For the issue of transparency in school performance is not as transparent (aha) as Queen Julia has been making out to the Americans. (That must have been a riveting speech, by the way.) Gloriana believes that there is a conspiracy to keep the teacher’s traditional enemies, the parents, in the dark. A parent, so the regal logic goes, needs to be armed with all the relevant statistics to better assess school performance.

And what are they are going to do with this information, prithee? Presumably hassle a teacher and not a politician. To the whole notion of transparency, then, there has been rich laughter ringing down the school corridors. Consider only the issue of the Victorian Education Learning Standards, the dreaded VELS. These arcane descriptors divided into ‘dimensions’ and ‘domains’ (thank you to the alliterative wag who came up with those), are an attempt to describe to parents what the educational process actually involves.

So there is ‘creativity’ and ‘working in teams’ and ‘listening skills’ and half a dozen other ‘strands’. From the first year of primary school through to Year 10, the student crawls towards the magical number – 6. If you’re a prodigy you might conceivably achieve a 7. Whacko. Give the kid a cigar.

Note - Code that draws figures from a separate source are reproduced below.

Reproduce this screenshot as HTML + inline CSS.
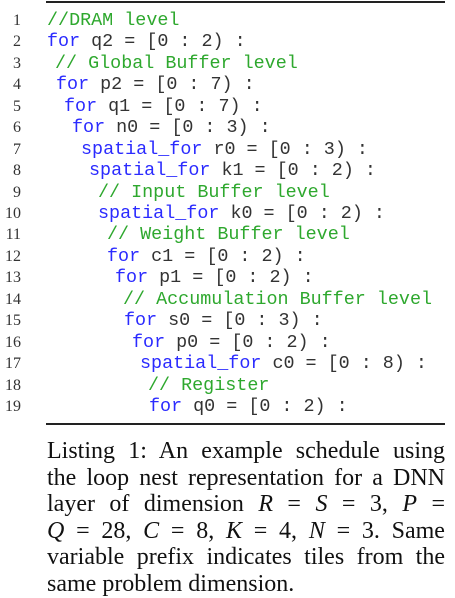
<!DOCTYPE html>
<html><head><meta charset="utf-8"><style>
html,body{margin:0;padding:0;background:#fff;width:455px;height:598px;overflow:hidden;position:relative}
.r{position:absolute;left:46px;width:399px;height:2px;background:#222}
.ln{position:absolute;left:0;width:21px;text-align:right;font-family:"Liberation Serif",serif;font-size:16px;color:#333;line-height:20px}
.c{position:absolute;font-family:"Liberation Mono",monospace;font-size:18.4px;color:#333;line-height:20px;white-space:pre}
.k{color:#2b2bff}.g{color:#2ea82e}
.cap{position:absolute;left:47px;top:438px;width:398px;font-family:"Liberation Serif",serif;font-size:24px;line-height:26.6px;color:#111}
.cap div{text-align:justify;text-align-last:justify;white-space:nowrap}
.cap div.last{text-align-last:left}
.cap i{font-style:italic}
#code{position:absolute;left:0;top:2px;width:455px;height:420px}
</style></head><body>
<div class="r" style="top:1px"></div>
<div class="r" style="top:423px"></div>
<div id="code">
<div class="ln" style="top:9px">1</div><div class="c" style="top:9px;left:47px"><span class="g">//DRAM level</span></div>
<div class="ln" style="top:30.4px">2</div><div class="c" style="top:30.4px;left:47px"><span class="k">for</span> q2 = [0 : 2) :</div>
<div class="ln" style="top:51.9px">3</div><div class="c" style="top:51.9px;left:55px"><span class="g">// Global Buffer level</span></div>
<div class="ln" style="top:73.3px">4</div><div class="c" style="top:73.3px;left:56px"><span class="k">for</span> p2 = [0 : 7) :</div>
<div class="ln" style="top:94.8px">5</div><div class="c" style="top:94.8px;left:64px"><span class="k">for</span> q1 = [0 : 7) :</div>
<div class="ln" style="top:116.2px">6</div><div class="c" style="top:116.2px;left:72px"><span class="k">for</span> n0 = [0 : 3) :</div>
<div class="ln" style="top:137.6px">7</div><div class="c" style="top:137.6px;left:81px"><span class="k">spatial_for</span> r0 = [0 : 3) :</div>
<div class="ln" style="top:159.1px">8</div><div class="c" style="top:159.1px;left:89px"><span class="k">spatial_for</span> k1 = [0 : 2) :</div>
<div class="ln" style="top:180.5px">9</div><div class="c" style="top:180.5px;left:98px"><span class="g">// Input Buffer level</span></div>
<div class="ln" style="top:202px">10</div><div class="c" style="top:202px;left:98px"><span class="k">spatial_for</span> k0 = [0 : 2) :</div>
<div class="ln" style="top:223.4px">11</div><div class="c" style="top:223.4px;left:107px"><span class="g">// Weight Buffer level</span></div>
<div class="ln" style="top:244.8px">12</div><div class="c" style="top:244.8px;left:107px"><span class="k">for</span> c1 = [0 : 2) :</div>
<div class="ln" style="top:266.3px">13</div><div class="c" style="top:266.3px;left:115px"><span class="k">for</span> p1 = [0 : 2) :</div>
<div class="ln" style="top:287.7px">14</div><div class="c" style="top:287.7px;left:123px"><span class="g">// Accumulation Buffer level</span></div>
<div class="ln" style="top:309.2px">15</div><div class="c" style="top:309.2px;left:124px"><span class="k">for</span> s0 = [0 : 3) :</div>
<div class="ln" style="top:330.6px">16</div><div class="c" style="top:330.6px;left:132px"><span class="k">for</span> p0 = [0 : 2) :</div>
<div class="ln" style="top:352px">17</div><div class="c" style="top:352px;left:140px"><span class="k">spatial_for</span> c0 = [0 : 8) :</div>
<div class="ln" style="top:373.5px">18</div><div class="c" style="top:373.5px;left:148px"><span class="g">// Register</span></div>
<div class="ln" style="top:394.9px">19</div><div class="c" style="top:394.9px;left:149px"><span class="k">for</span> q0 = [0 : 2) :</div>
</div>
<div class="cap">
<div>Listing 1: An example schedule using</div>
<div>the loop nest representation for a DNN</div>
<div>layer of dimension <i>R</i> = <i>S</i> = 3, <i>P</i> =</div>
<div><i>Q</i> = 28, <i>C</i> = 8, <i>K</i> = 4, <i>N</i> = 3. Same</div>
<div>variable prefix indicates tiles from the</div>
<div class="last">same problem dimension.</div>
</div>
</body></html>
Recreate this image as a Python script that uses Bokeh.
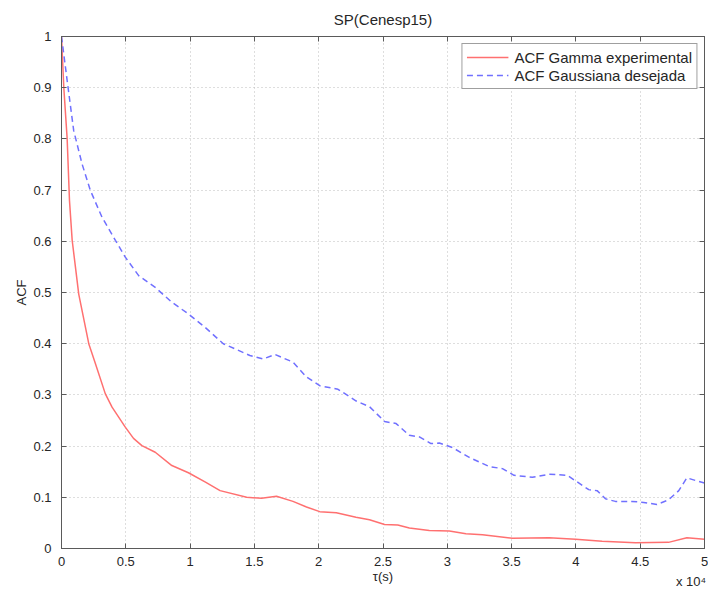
from bokeh.plotting import figure
from bokeh.models import (Range1d, FixedTicker, LinearAxis, Legend, LegendItem, Div,
                          CustomLabelingPolicy)
from bokeh.layouts import column
from bokeh.embed import file_html
from bokeh.resources import INLINE

# ---- data (x in units of 10^4 s) ----
gamma_x = [0, 0.018, 0.044, 0.062, 0.083, 0.134, 0.212, 0.264, 0.341, 0.393, 0.496, 0.56,
           0.625, 0.729, 0.858, 0.987, 1.116, 1.233, 1.44, 1.555, 1.672, 1.80, 1.905, 2.008,
           2.137, 2.29, 2.395, 2.512, 2.615, 2.705, 2.86, 3.016, 3.145, 3.274, 3.506, 3.791,
           3.998, 4.204, 4.463, 4.72, 4.863, 5.0]
gamma_y = [1.0, 0.90, 0.80, 0.68, 0.602, 0.497, 0.40, 0.361, 0.302, 0.276, 0.237, 0.215,
           0.201, 0.188, 0.162, 0.148, 0.130, 0.113, 0.100, 0.098, 0.102, 0.092, 0.081, 0.072,
           0.070, 0.061, 0.056, 0.047, 0.046, 0.040, 0.035, 0.034, 0.029, 0.027, 0.020, 0.021,
           0.018, 0.014, 0.011, 0.012, 0.021, 0.018]

gauss_x = [0, 0.044, 0.095, 0.16, 0.225, 0.315, 0.419, 0.496, 0.6, 0.729, 0.858, 0.987,
           1.116, 1.258, 1.465, 1.568, 1.659, 1.80, 1.905, 2.008, 2.15, 2.292, 2.395, 2.512,
           2.602, 2.705, 2.783, 2.873, 2.938, 3.041, 3.171, 3.326, 3.429, 3.519, 3.661, 3.791,
           3.933, 4.01, 4.10, 4.165, 4.23, 4.307, 4.436, 4.527, 4.63, 4.72, 4.80, 4.863,
           4.928, 5.0]
gauss_y = [1.0, 0.914, 0.816, 0.751, 0.699, 0.647, 0.602, 0.569, 0.533, 0.510, 0.481, 0.458,
           0.432, 0.400, 0.377, 0.370, 0.379, 0.364, 0.335, 0.318, 0.311, 0.288, 0.277, 0.248,
           0.244, 0.221, 0.218, 0.205, 0.206, 0.197, 0.178, 0.160, 0.156, 0.143, 0.139, 0.145,
           0.143, 0.130, 0.115, 0.113, 0.097, 0.092, 0.092, 0.090, 0.086, 0.095, 0.113, 0.138,
           0.133, 0.128]

x_ticks = [0, 0.5, 1, 1.5, 2, 2.5, 3, 3.5, 4, 4.5, 5]
x_tick_labels = ["0", "0.5", "1", "1.5", "2", "2.5", "3", "3.5", "4", "4.5", "5"]
y_ticks = [0, 0.1, 0.2, 0.3, 0.4, 0.5, 0.6, 0.7, 0.8, 0.9, 1]
y_tick_labels = ["0", "0.1", "0.2", "0.3", "0.4", "0.5", "0.6", "0.7", "0.8", "0.9", "1"]

title_text = "SP(Cenesp15)"
legend_labels = ["ACF Gamma experimental", "ACF Gaussiana desejada"]
x_label = "τ(s)"
y_label = "ACF"
x_multiplier = "x 10⁴"

FONT = "Liberation Sans"
TXT = "#262626"
AXC = "#5a5a5a"

p = figure(width=708, height=591, output_backend="svg", toolbar_location=None,
           x_range=Range1d(0, 5), y_range=Range1d(0, 1),
           min_border_left=61, min_border_right=2, min_border_top=36, min_border_bottom=43,
           background_fill_color="white", border_fill_color="white")

p.title.text = title_text
p.title.align = "center"
p.title.text_font = FONT
p.title.text_font_size = "15px"
p.title.text_font_style = "normal"
p.title.text_color = TXT
p.title.standoff = 9

p.outline_line_color = AXC
p.outline_line_width = 1

# grids
for g in (p.xgrid, p.ygrid):
    g.grid_line_color = "#bdbdbd"
    g.grid_line_dash = "1 3"
    g.grid_line_width = 1
p.xgrid.ticker = FixedTicker(ticks=x_ticks)
p.ygrid.ticker = FixedTicker(ticks=y_ticks)

# axes
xa = p.xaxis[0]
xa.ticker = FixedTicker(ticks=x_ticks)
xa.major_label_overrides = {t: l for t, l in zip(x_ticks, x_tick_labels)}
xa.axis_label = x_label
ya = p.yaxis[0]
ya.ticker = FixedTicker(ticks=y_ticks)
ya.major_label_overrides = {t: l for t, l in zip(y_ticks, y_tick_labels)}
ya.axis_label = y_label

for ax in (xa, ya):
    ax.axis_line_color = AXC
    ax.major_tick_line_color = AXC
    ax.major_tick_in = 5
    ax.major_tick_out = 0
    ax.minor_tick_line_color = None
    ax.major_label_text_font = FONT
    ax.major_label_text_font_size = "13px"
    ax.major_label_text_color = TXT
    ax.axis_label_text_font = FONT
    ax.axis_label_text_font_size = "13px"
    ax.axis_label_text_font_style = "normal"
    ax.axis_label_text_color = TXT
xa.major_label_standoff = 8
xa.axis_label_standoff = 0
ya.major_label_standoff = 10
ya.axis_label_standoff = 1

# box ticks on top and right (no labels drawn)
no_labels = CustomLabelingPolicy(code="return new Set()")
for loc, tk in (("above", x_ticks), ("right", y_ticks)):
    ax = LinearAxis(ticker=FixedTicker(ticks=tk))
    ax.major_label_policy = no_labels
    ax.major_label_text_font_size = "1px"
    ax.major_label_standoff = 0
    ax.axis_line_color = AXC
    ax.major_tick_line_color = AXC
    ax.major_tick_in = 5
    ax.major_tick_out = 0
    ax.minor_tick_line_color = None
    p.add_layout(ax, loc)

r1 = p.line(gamma_x, gamma_y, line_color="#ff7070", line_width=1.5)
r2 = p.line(gauss_x, gauss_y, line_color="#7070ff", line_width=1.5, line_dash="6 4")

legend = Legend(items=[LegendItem(label=legend_labels[0], renderers=[r1]),
                       LegendItem(label=legend_labels[1], renderers=[r2])],
                location="top_right", margin=7, padding=4, spacing=0,
                glyph_width=42, glyph_height=18, label_height=18, label_standoff=6,
                label_text_font=FONT, label_text_font_size="15px", label_text_color=TXT,
                border_line_color="#404040", border_line_width=1,
                background_fill_color="white", background_fill_alpha=1)
p.add_layout(legend)

# exponent note under the right end of the x axis (overlaps the figure's bottom border)
mult = Div(text=x_multiplier, width=40, height=16, margin=(-17, 0, 0, 676),
           styles={"font-family": FONT, "font-size": "13px", "color": TXT,
                   "line-height": "16px"})

layout = column(p, mult, spacing=0)

open("out.html", "w").write(file_html(layout, INLINE))
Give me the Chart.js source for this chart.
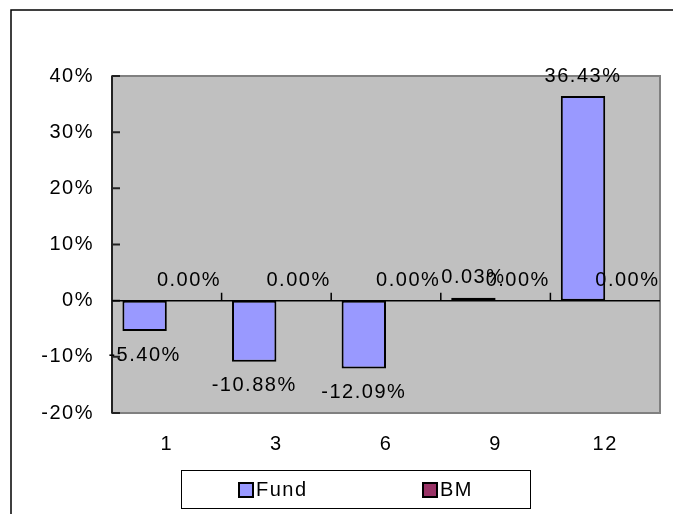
<!DOCTYPE html>
<html>
<head>
<meta charset="utf-8">
<script src="https://cdn.jsdelivr.net/npm/chart.js@4"></script>
<style>
  html, body { margin: 0; padding: 0; background: #fff; }
  #wrap { width: 673px; height: 514px; position: relative; }
</style>
</head>
<body>
<div id="wrap"><canvas id="returnsChart"></canvas></div>
<script>
document.addEventListener("DOMContentLoaded", function () {
    // Periods (months) and returns in percent
    const periods = ["1", "3", "6", "9", "12"];
    const fundValues = [-5.40, -10.88, -12.09, 0.03, 36.43];
    const bmValues = [0, 0, 0, 0, 0];
    const yTicks = [-20, -10, 0, 10, 20, 30, 40];

    const FONT = "'Liberation Sans', Arial, sans-serif";
    const FONT_SIZE = 20;
    const SPACING = "1.5px";

    // background, outer frame, plot area, axis lines, labels, legend
    const framePlugin = {
        id: "frame",
        beforeLayout(chart) {
            chart.ctx.letterSpacing = SPACING;
        },
        beforeDraw(chart) {
            const ctx = chart.ctx;
            const a = chart.chartArea;
            ctx.letterSpacing = SPACING;
            ctx.save();
            ctx.fillStyle = "#ffffff";
            ctx.fillRect(0, 0, chart.width, chart.height);
            ctx.strokeStyle = "#000000";
            ctx.lineWidth = 1.5;
            ctx.strokeRect(11, 10, chart.width + 20, chart.height + 20);
            ctx.fillStyle = "#c0c0c0";
            ctx.fillRect(a.left, a.top, a.right - a.left, a.bottom - a.top);
            ctx.strokeStyle = "#808080";
            ctx.lineWidth = 2;
            ctx.strokeRect(a.left, a.top, a.right - a.left, a.bottom - a.top);
            ctx.restore();
        },
        beforeDatasetsDraw(chart) {
            const ctx = chart.ctx;
            const a = chart.chartArea;
            const x = chart.scales.x;
            const y = chart.scales.y;
            const y0 = y.getPixelForValue(0);
            ctx.save();
            ctx.strokeStyle = "#222222";
            ctx.lineWidth = 2;
            // y axis line and inward ticks
            ctx.beginPath();
            ctx.moveTo(a.left, a.top);
            ctx.lineTo(a.left, a.bottom);
            yTicks.forEach(function (v) {
                const py = y.getPixelForValue(v);
                ctx.moveTo(a.left, py);
                ctx.lineTo(a.left + 8, py);
            });
            ctx.stroke();
            // zero line with category ticks
            ctx.lineWidth = 1.5;
            ctx.strokeStyle = "#000000";
            ctx.beginPath();
            ctx.moveTo(a.left, y0);
            ctx.lineTo(a.right, y0);
            for (let i = 1; i < periods.length; i++) {
                const px = (x.getPixelForValue(i - 1) + x.getPixelForValue(i)) / 2;
                ctx.moveTo(px, y0);
                ctx.lineTo(px, y0 - 8);
            }
            ctx.stroke();
            ctx.restore();
        },
        afterDatasetsDraw(chart) {
            // value labels above / below each bar
            const ctx = chart.ctx;
            ctx.save();
            ctx.font = FONT_SIZE + "px " + FONT;
            ctx.fillStyle = "#000000";
            ctx.textAlign = "center";
            ctx.textBaseline = "middle";
            chart.data.datasets.forEach(function (ds, di) {
                const meta = chart.getDatasetMeta(di);
                meta.data.forEach(function (bar, i) {
                    const v = ds.data[i];
                    const py = v < 0 ? bar.y + 24 : bar.y - 20;
                    ctx.fillText(v.toFixed(2) + "%", bar.x, py);
                });
            });
            ctx.restore();
        },
        afterDraw(chart) {
            // boxed legend
            const ctx = chart.ctx;
            ctx.save();
            ctx.strokeStyle = "#000000";
            ctx.lineWidth = 1;
            ctx.strokeRect(181.5, 470.5, 349, 38);
            ctx.font = FONT_SIZE + "px " + FONT;
            ctx.textBaseline = "middle";
            const starts = [239, 423];
            chart.data.datasets.forEach(function (ds, di) {
                const sx = starts[di];
                ctx.fillStyle = ds.backgroundColor;
                ctx.fillRect(sx, 483, 14, 14);
                ctx.lineWidth = 2;
                ctx.strokeRect(sx, 483, 14, 14);
                ctx.fillStyle = "#000000";
                ctx.fillText(ds.label, sx + 17, 490);
            });
            ctx.restore();
        }
    };

    const ctx = document.getElementById("returnsChart").getContext("2d");
    new Chart(ctx, {
        type: "bar",
        data: {
            labels: periods,
            datasets: [{
                label: "Fund",
                data: fundValues,
                backgroundColor: "#9999ff",
                borderColor: "#000000",
                borderWidth: 2,
                borderSkipped: false,
                minBarLength: 3
            }, {
                label: "BM",
                data: bmValues,
                backgroundColor: "#993366",
                borderColor: "#000000",
                borderWidth: 0,
                borderSkipped: false
            }]
        },
        options: {
            responsive: true,
            maintainAspectRatio: false,
            animation: false,
            devicePixelRatio: 1,
            layout: { padding: { left: 0, top: 76, right: 13, bottom: 51 } },
            datasets: { bar: { barPercentage: 1, categoryPercentage: 0.81 } },
            plugins: { legend: { display: false }, tooltip: { enabled: false } },
            scales: {
                x: {
                    grid: { display: false, drawTicks: false },
                    border: { display: false },
                    ticks: { color: "#000000", padding: 19, font: { family: FONT, size: FONT_SIZE } },
                    afterFit(scale) { scale.height = 50; }
                },
                y: {
                    min: -20,
                    max: 40,
                    grid: { display: false, drawTicks: false },
                    border: { display: false },
                    afterBuildTicks(scale) {
                        scale.ticks = yTicks.map(function (v) { return { value: v }; });
                    },
                    ticks: {
                        color: "#000000",
                        padding: 18,
                        font: { family: FONT, size: FONT_SIZE },
                        callback: function (v) { return v + "%"; }
                    },
                    afterFit(scale) { scale.width = 112; }
                }
            }
        },
        plugins: [framePlugin]
    });
});
</script>
</body>
</html>
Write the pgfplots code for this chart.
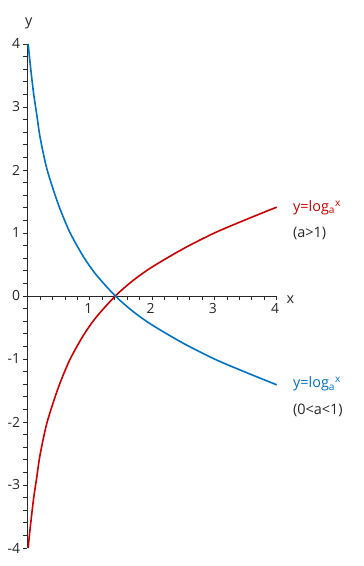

The compilation of the VELS scores are time-consuming and tedious and largely meaningless.

Not because teachers and students and parents should not be meditating on what comprises a good education but because THE F-CKING PARENTS DON’T READ THE VELS. They want to know whether little Phil or Fong or Fatimah has passed and how well, and go straight to the grade mark. They will also read the comments, nice or otherwise, that we write.

But these too are examples of opacity in the guise of transparency. For most schools now draw from a comment bank in preference to remarks unique to the individual. If a comment bank saves the illiterate (read sports and maths teachers) embarrassment and discourages the kind of honesty that can lead to a libel action, in the end it gives out generic formulae which mean sweet Fanny Adams.

This is transparency on such a fine scale that you could read the sports pages through it. If the government wants more transparency then perhaps it can set an example by telling us where a proportion of the federal money earmarked for infrastructure went – because it hasn’t gone to schools. Or why schools are being given money to build structures they don’t want. Or, since we’re embarked down this road, why private schools, which don’t need the money, are given carte blanche to build whatever they want.

Another swimming pool, headmaster? Why ever not? And let’s fill it with more of that lovely lolly. Splendid idea. Because there isn’t any water. Transparency? This a certain case where there is no light, only darkness visible.